• _OBJECTIVE_:
Write out, word for word, every line from the first one through the line that holds "p.grid.visible = False", and nothing else; skip the pictures.

• _DATA SEGMENT_:
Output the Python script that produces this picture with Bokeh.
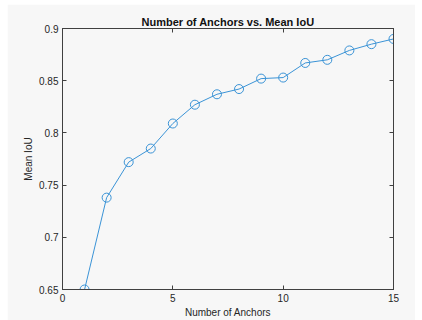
from bokeh.plotting import figure
from bokeh.models import (ColumnDataSource, FixedTicker, LinearAxis, Range1d,
                          CustomJSTickFormatter, CustomLabelingPolicy)
from bokeh.embed import file_html
from bokeh.resources import INLINE

# Mean IoU obtained for each number of anchor boxes
num_anchors = [1, 2, 3, 4, 5, 6, 7, 8, 9, 10, 11, 12, 13, 14, 15]
mean_iou = [0.650, 0.738, 0.772, 0.785, 0.809, 0.827, 0.837, 0.842,
            0.852, 0.853, 0.867, 0.870, 0.879, 0.885, 0.890]
x_ticks = [0, 5, 10, 15]
y_ticks = [0.65, 0.70, 0.75, 0.80, 0.85, 0.90]

FONT = "Liberation Sans"
TEXT = "#262626"
AXIS = "#404040"
BG = "#f7f7f7"
LINE = "#3a93d6"

src = ColumnDataSource(data=dict(x=num_anchors, y=mean_iou))

p = figure(width=408, height=316, output_backend="svg", toolbar_location=None,
           x_range=Range1d(0, 15), y_range=Range1d(0.65, 0.9),
           min_border_left=55, min_border_right=22, min_border_top=24,
           min_border_bottom=28)
p.margin = (4, 7, 0, 7)
p.background_fill_color = BG
p.border_fill_color = BG
p.outline_line_color = AXIS
p.outline_line_width = 1
p.grid.visible = False

p.title.text = "Number of Anchors vs. Mean IoU"
p.title.text_font = FONT
p.title.text_font_size = "11px"
p.title.text_font_style = "bold"
p.title.text_color = "#111111"
p.title.align = "center"
p.title.offset = 0
p.title.standoff = 2

fmt = CustomJSTickFormatter(code="""
    return tick.toFixed(2).replace(/0+$/, '').replace(/\\.$/, '');
""")

for ax in (p.xaxis[0], p.yaxis[0]):
    ax.formatter = fmt
    ax.major_label_text_font = FONT
    ax.major_label_text_font_size = "10px"
    ax.major_label_text_color = TEXT
    ax.axis_label_text_font = FONT
    ax.axis_label_text_font_size = "10px"
    ax.axis_label_text_font_style = "normal"
    ax.axis_label_text_color = TEXT
    ax.axis_line_color = AXIS
    ax.major_tick_line_color = AXIS
    ax.major_tick_in = 4
    ax.major_tick_out = 0
    ax.minor_tick_line_color = None
    ax.major_label_standoff = 4

p.xaxis[0].ticker = FixedTicker(ticks=x_ticks)
p.yaxis[0].ticker = FixedTicker(ticks=y_ticks)
p.xaxis[0].axis_label = "Number of Anchors"
p.xaxis[0].axis_label_standoff = 2
p.yaxis[0].axis_label = "Mean IoU"
p.yaxis[0].axis_label_standoff = 2


def tick_only_axis(ticks):
    # axis on the opposite side of the box: inward ticks, no labels
    no_labels = CustomLabelingPolicy(code="""
        for (const i of [...indices]) indices.unset(i)
        return indices
    """)
    return LinearAxis(ticker=FixedTicker(ticks=ticks), major_label_policy=no_labels,
                      major_label_text_font_size="0px",
                      major_label_standoff=0, axis_line_color=AXIS,
                      major_tick_line_color=AXIS, major_tick_in=4,
                      major_tick_out=0, minor_tick_line_color=None)


p.add_layout(tick_only_axis(x_ticks), "above")
p.add_layout(tick_only_axis(y_ticks), "right")

p.line("x", "y", source=src, line_color=LINE, line_width=1)
p.scatter("x", "y", source=src, marker="circle", size=9, fill_color=None,
          line_color=LINE, line_width=1)

open("out.html", "w").write(file_html(p, INLINE))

• _OUTPUT FOR THIS EXERCISE_:
Output the Python script that produces this picture with Bokeh.
from bokeh.plotting import figure
from bokeh.models import (ColumnDataSource, FixedTicker, LinearAxis, Range1d,
                          CustomJSTickFormatter, CustomLabelingPolicy)
from bokeh.embed import file_html
from bokeh.resources import INLINE

# Mean IoU obtained for each number of anchor boxes
num_anchors = [1, 2, 3, 4, 5, 6, 7, 8, 9, 10, 11, 12, 13, 14, 15]
mean_iou = [0.650, 0.738, 0.772, 0.785, 0.809, 0.827, 0.837, 0.842,
            0.852, 0.853, 0.867, 0.870, 0.879, 0.885, 0.890]
x_ticks = [0, 5, 10, 15]
y_ticks = [0.65, 0.70, 0.75, 0.80, 0.85, 0.90]

FONT = "Liberation Sans"
TEXT = "#262626"
AXIS = "#404040"
BG = "#f7f7f7"
LINE = "#3a93d6"

src = ColumnDataSource(data=dict(x=num_anchors, y=mean_iou))

p = figure(width=408, height=316, output_backend="svg", toolbar_location=None,
           x_range=Range1d(0, 15), y_range=Range1d(0.65, 0.9),
           min_border_left=55, min_border_right=22, min_border_top=24,
           min_border_bottom=28)
p.margin = (4, 7, 0, 7)
p.background_fill_color = BG
p.border_fill_color = BG
p.outline_line_color = AXIS
p.outline_line_width = 1
p.grid.visible = False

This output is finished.